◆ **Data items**
# # #
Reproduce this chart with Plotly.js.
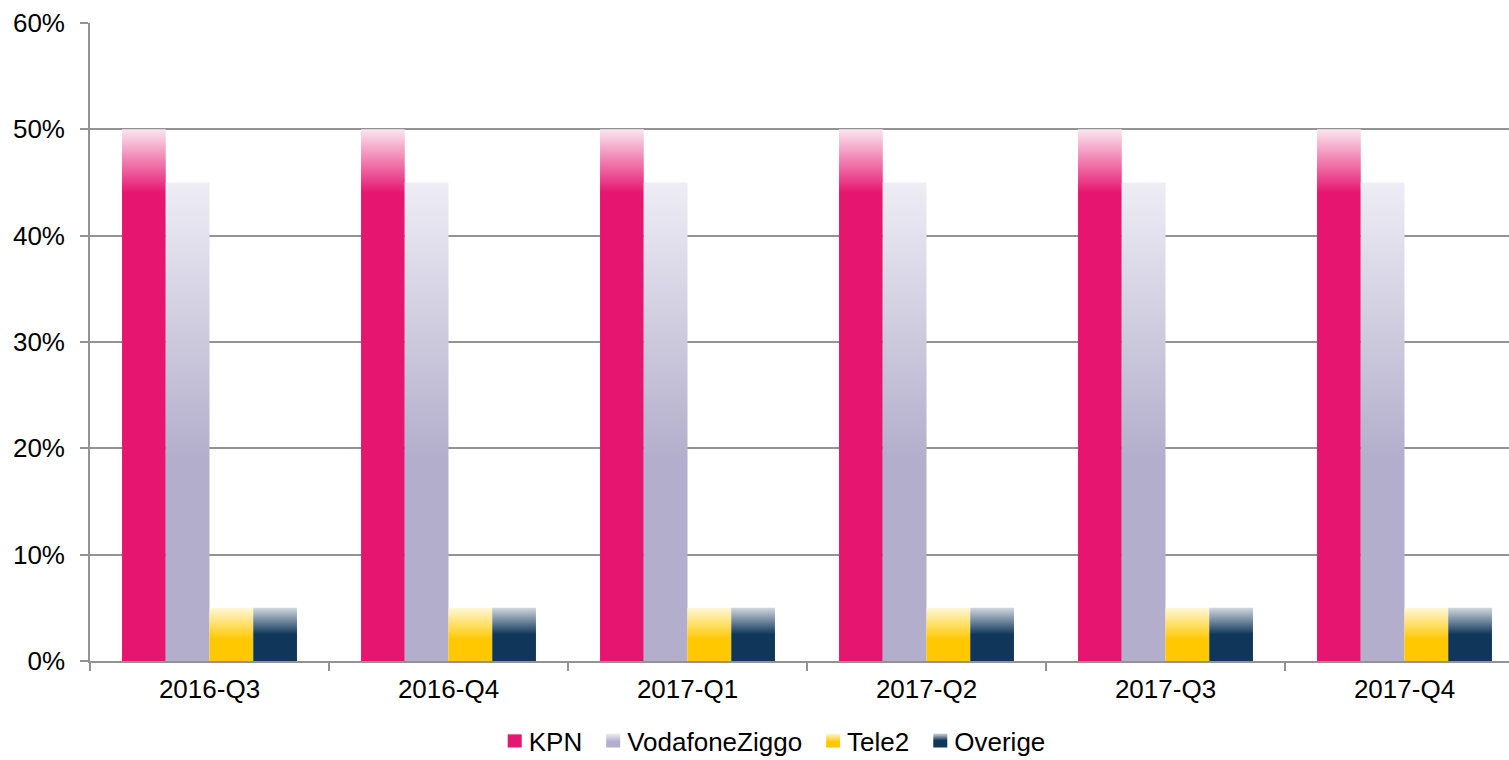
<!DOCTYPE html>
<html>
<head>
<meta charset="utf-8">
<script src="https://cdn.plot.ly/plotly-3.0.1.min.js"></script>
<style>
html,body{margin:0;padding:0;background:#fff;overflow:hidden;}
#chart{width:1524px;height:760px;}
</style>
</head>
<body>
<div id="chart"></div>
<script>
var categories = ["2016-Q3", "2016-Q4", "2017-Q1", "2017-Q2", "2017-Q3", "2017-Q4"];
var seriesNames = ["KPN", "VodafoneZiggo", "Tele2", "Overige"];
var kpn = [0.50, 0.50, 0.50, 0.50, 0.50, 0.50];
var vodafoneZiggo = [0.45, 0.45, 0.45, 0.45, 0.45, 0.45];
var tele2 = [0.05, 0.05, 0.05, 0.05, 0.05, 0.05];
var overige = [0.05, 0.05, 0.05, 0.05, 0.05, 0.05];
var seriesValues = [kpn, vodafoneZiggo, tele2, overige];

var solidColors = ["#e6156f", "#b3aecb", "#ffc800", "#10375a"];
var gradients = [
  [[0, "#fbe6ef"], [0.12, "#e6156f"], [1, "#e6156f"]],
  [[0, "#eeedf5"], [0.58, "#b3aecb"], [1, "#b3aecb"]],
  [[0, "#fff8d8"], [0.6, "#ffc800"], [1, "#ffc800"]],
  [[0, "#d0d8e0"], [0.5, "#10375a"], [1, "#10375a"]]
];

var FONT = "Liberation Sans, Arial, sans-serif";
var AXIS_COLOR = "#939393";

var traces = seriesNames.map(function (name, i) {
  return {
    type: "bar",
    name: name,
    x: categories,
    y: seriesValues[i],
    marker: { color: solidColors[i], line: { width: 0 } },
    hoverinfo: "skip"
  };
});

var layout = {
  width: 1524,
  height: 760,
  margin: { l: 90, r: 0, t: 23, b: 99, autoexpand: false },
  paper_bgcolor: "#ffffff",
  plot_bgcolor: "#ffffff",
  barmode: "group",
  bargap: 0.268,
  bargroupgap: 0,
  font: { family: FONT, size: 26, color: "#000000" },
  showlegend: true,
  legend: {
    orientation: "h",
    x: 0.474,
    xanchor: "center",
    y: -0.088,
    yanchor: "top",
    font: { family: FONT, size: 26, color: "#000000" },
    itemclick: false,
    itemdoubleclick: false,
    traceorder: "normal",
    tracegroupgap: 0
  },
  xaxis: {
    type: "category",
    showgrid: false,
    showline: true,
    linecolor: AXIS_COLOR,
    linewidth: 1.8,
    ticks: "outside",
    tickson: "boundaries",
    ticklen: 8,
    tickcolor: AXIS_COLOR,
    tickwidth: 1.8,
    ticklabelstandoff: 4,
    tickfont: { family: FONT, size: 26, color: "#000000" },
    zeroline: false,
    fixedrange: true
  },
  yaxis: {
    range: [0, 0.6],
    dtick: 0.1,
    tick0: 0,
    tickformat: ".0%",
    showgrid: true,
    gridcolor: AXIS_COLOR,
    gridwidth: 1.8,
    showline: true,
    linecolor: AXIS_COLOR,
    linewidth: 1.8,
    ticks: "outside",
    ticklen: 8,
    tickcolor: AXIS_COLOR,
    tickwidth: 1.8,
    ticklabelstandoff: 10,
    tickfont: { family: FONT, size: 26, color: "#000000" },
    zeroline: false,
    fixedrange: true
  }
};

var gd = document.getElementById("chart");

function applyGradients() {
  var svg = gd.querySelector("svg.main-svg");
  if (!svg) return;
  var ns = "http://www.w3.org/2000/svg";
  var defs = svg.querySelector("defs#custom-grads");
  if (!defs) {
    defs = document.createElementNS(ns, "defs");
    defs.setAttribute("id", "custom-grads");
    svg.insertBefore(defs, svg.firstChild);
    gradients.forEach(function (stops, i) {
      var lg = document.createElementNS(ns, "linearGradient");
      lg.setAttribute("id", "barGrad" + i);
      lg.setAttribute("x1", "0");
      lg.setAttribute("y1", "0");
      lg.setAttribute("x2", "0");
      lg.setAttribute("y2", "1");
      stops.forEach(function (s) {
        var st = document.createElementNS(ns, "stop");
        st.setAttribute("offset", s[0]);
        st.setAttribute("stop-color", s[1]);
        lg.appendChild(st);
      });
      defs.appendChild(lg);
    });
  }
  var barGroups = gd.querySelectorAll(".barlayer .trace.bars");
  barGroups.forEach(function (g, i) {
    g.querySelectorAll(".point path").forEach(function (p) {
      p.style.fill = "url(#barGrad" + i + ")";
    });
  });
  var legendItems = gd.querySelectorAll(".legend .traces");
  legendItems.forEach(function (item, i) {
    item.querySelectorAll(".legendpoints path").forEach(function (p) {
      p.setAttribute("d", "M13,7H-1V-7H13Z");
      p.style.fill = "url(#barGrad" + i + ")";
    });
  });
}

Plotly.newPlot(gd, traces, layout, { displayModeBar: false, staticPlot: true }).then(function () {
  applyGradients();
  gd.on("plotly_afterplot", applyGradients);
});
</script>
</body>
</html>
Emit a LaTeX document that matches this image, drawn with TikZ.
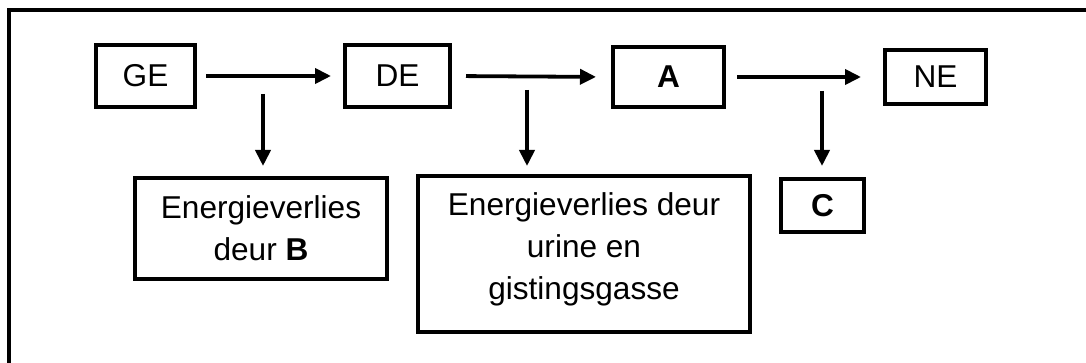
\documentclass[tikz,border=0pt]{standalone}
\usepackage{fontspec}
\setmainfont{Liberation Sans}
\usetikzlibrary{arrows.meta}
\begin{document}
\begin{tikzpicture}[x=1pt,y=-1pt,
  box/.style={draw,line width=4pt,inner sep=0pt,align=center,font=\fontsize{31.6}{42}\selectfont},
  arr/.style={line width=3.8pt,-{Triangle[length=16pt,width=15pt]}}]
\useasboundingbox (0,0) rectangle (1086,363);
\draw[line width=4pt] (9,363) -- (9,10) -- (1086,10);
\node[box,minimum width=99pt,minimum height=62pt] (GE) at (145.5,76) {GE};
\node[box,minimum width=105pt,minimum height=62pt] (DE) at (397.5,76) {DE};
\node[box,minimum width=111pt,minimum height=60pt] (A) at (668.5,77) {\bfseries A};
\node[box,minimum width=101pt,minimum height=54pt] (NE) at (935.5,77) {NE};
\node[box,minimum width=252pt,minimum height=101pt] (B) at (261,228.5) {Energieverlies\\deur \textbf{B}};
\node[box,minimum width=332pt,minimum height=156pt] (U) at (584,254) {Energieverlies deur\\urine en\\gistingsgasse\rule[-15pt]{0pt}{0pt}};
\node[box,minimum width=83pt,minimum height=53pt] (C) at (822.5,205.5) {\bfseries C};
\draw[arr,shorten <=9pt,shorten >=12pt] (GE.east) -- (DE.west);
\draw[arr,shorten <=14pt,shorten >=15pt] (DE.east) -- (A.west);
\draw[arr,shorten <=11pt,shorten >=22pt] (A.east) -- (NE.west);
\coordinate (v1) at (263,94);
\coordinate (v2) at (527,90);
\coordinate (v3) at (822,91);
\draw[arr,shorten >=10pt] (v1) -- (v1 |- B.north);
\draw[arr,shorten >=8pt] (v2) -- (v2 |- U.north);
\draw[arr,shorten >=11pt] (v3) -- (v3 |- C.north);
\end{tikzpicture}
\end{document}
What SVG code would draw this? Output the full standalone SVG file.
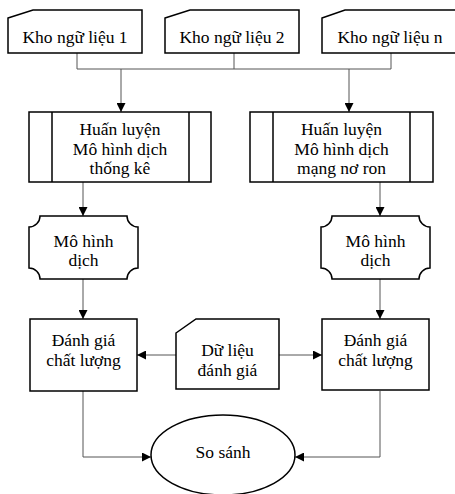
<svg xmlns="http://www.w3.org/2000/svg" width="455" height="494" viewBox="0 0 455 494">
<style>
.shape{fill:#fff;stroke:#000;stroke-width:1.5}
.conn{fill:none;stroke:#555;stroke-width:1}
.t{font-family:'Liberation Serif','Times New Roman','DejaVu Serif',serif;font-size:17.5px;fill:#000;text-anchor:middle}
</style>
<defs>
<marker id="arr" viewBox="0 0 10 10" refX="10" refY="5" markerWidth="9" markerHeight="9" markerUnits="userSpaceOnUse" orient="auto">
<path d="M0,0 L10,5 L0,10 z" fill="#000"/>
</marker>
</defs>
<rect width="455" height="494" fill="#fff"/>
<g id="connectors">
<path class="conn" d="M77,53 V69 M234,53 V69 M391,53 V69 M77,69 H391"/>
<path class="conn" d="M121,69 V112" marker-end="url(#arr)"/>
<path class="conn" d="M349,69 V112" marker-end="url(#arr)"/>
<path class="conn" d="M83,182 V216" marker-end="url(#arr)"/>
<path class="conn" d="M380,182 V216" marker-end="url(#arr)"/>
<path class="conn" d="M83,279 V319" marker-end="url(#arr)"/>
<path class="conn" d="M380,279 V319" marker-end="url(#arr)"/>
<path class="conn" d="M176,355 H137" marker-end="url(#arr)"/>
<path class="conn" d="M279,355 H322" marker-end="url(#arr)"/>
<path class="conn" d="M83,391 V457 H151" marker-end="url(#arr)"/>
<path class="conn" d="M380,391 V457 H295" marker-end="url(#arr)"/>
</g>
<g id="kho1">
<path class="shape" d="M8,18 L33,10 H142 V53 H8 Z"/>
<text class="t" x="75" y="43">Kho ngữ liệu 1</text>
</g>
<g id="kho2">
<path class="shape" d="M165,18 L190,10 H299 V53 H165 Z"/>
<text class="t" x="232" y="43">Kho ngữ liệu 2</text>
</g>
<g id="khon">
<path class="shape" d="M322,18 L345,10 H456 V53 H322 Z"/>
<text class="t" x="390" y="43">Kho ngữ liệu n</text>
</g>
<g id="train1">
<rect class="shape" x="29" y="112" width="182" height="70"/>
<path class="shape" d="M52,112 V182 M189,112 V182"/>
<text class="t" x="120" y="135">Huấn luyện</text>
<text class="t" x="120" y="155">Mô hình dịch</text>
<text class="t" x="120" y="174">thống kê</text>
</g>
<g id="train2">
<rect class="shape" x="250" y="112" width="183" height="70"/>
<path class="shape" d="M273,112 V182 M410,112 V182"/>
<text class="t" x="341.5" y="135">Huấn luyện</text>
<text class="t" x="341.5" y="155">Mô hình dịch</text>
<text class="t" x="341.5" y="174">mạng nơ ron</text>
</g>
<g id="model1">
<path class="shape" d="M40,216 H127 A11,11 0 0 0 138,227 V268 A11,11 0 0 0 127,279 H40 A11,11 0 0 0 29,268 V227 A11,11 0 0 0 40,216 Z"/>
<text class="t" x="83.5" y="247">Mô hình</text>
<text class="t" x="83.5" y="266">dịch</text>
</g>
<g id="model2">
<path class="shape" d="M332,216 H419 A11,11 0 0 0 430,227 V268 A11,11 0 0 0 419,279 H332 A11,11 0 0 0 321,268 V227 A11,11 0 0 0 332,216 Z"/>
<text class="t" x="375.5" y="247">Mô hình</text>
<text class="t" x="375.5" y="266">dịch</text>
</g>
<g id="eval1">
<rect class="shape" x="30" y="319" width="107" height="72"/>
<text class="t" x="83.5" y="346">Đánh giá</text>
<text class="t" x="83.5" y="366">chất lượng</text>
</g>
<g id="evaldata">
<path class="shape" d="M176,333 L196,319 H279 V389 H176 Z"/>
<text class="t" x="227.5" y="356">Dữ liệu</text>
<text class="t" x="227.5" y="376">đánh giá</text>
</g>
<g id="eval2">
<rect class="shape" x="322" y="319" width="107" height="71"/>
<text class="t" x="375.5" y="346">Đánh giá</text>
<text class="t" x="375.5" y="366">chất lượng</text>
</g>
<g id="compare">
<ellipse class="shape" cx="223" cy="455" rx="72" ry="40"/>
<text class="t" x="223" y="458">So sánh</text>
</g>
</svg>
# # #
Copy each line of the records above that carries the word "this".

◆ **Exercise answer**
Reproduce this chart with Plotly.js.
Emit a LaTeX document that matches this image, drawn with TikZ.
What SVG code would draw this? Output the full standalone SVG file.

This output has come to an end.